Plato had a different take: these ideas are implicit in us because our soul is ‘akin’ to the Forms (as he states in the Phaedo). As partners in Socratic dialogue, we are helping one another to ‘recollect’ the knowledge which our souls once possessed but have since forgotten.

What did he mean by this?

The idea that Plato had a ‘Theory of Recollection’ is a fairy tale, a travesty of his metaphysical view. Plato is using mythical language which he doesn’t intend to be taken as the strict literal truth. It completely ignores the very special nature of the subject under discussion in the Meno — the nature of virtue.

Virtue is the lynchpin not just of Socrates’ ethical teaching (‘virtue is knowledge’, the ‘unity of the virtues’) but of Plato’s metaphysics. This isn’t some homely discussion of ‘what it is to be a good person’, or how we judge this or that act or person as ‘virtuous’ or ‘unvirtuous’.

“… gods and men are held together by communion and friendship, by orderliness, temperance, and justice; and that is the reason, my friend, why they call the whole of this world by the name of order, not of disorder or dissoluteness. Now you, as it seems to me, do not give proper attention to this, for all your cleverness, but have failed to observe the great power of geometrical equality amongst both gods and men: you hold that self-advantage is what one ought to practice, because you neglect geometry.” (Gorgias 508a)

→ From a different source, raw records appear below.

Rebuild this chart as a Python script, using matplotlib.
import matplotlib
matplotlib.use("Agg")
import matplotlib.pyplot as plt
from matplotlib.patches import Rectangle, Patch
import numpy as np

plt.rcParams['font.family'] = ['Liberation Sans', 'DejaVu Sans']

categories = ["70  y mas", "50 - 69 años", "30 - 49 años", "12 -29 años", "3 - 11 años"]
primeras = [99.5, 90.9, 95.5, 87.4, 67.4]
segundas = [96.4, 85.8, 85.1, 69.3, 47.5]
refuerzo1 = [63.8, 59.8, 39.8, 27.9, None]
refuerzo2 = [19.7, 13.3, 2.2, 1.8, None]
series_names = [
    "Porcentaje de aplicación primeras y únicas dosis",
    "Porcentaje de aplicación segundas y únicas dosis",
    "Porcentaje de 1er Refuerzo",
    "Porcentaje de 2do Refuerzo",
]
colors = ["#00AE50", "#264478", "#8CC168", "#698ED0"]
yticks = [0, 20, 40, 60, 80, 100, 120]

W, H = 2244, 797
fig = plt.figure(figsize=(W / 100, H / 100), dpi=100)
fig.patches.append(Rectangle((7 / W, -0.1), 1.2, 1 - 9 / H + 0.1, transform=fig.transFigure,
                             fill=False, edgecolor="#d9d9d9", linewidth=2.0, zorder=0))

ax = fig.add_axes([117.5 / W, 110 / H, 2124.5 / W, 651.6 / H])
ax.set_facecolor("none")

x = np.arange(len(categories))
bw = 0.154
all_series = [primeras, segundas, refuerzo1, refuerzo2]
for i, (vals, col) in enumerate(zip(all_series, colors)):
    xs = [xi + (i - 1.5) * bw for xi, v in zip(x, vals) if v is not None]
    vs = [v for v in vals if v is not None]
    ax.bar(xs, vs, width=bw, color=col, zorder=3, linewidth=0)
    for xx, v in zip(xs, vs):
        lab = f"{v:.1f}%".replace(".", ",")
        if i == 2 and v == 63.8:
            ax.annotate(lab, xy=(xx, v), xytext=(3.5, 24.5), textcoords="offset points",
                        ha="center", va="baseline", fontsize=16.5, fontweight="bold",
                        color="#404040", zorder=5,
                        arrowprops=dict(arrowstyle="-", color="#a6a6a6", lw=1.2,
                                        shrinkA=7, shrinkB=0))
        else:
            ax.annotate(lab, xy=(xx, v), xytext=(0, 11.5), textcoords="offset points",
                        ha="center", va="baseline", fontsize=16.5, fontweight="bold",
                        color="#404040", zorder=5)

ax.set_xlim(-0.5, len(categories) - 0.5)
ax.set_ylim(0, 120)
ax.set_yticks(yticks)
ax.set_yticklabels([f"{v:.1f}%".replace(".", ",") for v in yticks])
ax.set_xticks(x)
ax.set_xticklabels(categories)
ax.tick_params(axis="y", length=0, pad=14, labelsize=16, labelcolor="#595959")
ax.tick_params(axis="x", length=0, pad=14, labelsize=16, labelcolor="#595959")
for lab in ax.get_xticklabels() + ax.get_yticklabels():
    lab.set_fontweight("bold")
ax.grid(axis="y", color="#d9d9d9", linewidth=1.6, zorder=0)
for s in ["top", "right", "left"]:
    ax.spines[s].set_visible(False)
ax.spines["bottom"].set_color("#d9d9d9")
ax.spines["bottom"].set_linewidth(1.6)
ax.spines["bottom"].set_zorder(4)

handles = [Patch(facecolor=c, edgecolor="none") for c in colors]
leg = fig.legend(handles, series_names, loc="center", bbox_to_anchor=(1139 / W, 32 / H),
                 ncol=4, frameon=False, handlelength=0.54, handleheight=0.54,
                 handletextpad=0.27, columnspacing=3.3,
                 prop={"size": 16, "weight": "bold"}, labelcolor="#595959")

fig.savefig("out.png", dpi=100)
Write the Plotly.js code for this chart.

The question of human virtue is about nothing less than the order of the universe. The ‘cosmos’. Plato and Socrates were not the first to say this: the Presocratic philosopher Heraclitus claimed that the cosmos is ruled by Logos which is also the essence of the human soul. In investigating the universe we are investigating the nature of the geometrical relation between the cosmos and the soul. In investigating the soul, we are investigating the nature of the geometrical relation between the cosmos and the soul.

The two questions — about the cosmos and the soul — are ultimately one and the same.

To ask about virtue, from Plato’s philosophical standpoint, is to ask the biggest question that there is. There is nothing bigger or more important. How can we possibly hope to make progress, when there is so much that we don’t know? The young aristocrat Meno is quite justifiably baffled. Following the advice of Heraclitus, Socrates and Plato believed that the answer is to ‘look into yourself’. The clue to this whole conundrum is in me, it is in you. We just have to faith that an answer is there to be found through diligent inquiry.

As an illustration of this, Socrates takes a young slave boy, the very last person whom you would expect to be able to conduct a geometrical proof. Even he can do it, he just needs to have the knowledge ‘brought out’. Plato isn’t saying that knowledge of virtue is similar to knowledge of geometry, although as we see in the Gorgias there is a respect in which he thought, like the Pythagoreans, that geometry had something to do with the philosophical question about the nature of the soul and the cosmos. As described in the Republic, the ‘mathematica’ — numbers, triangles etc. — are merely a clue to the nature of the Forms. Yet they remain fundamentally different. Dialectic does not work in the same way as mathematical proof.

The whole of Plato’s philosophy can be seen as a progressive working towards the solution to Socrates’ puzzle about virtue, a conundrum which he never succeeds in solving although of all the thinkers in Western philosophy, his work stands out as one of the greatest attempts to solve it.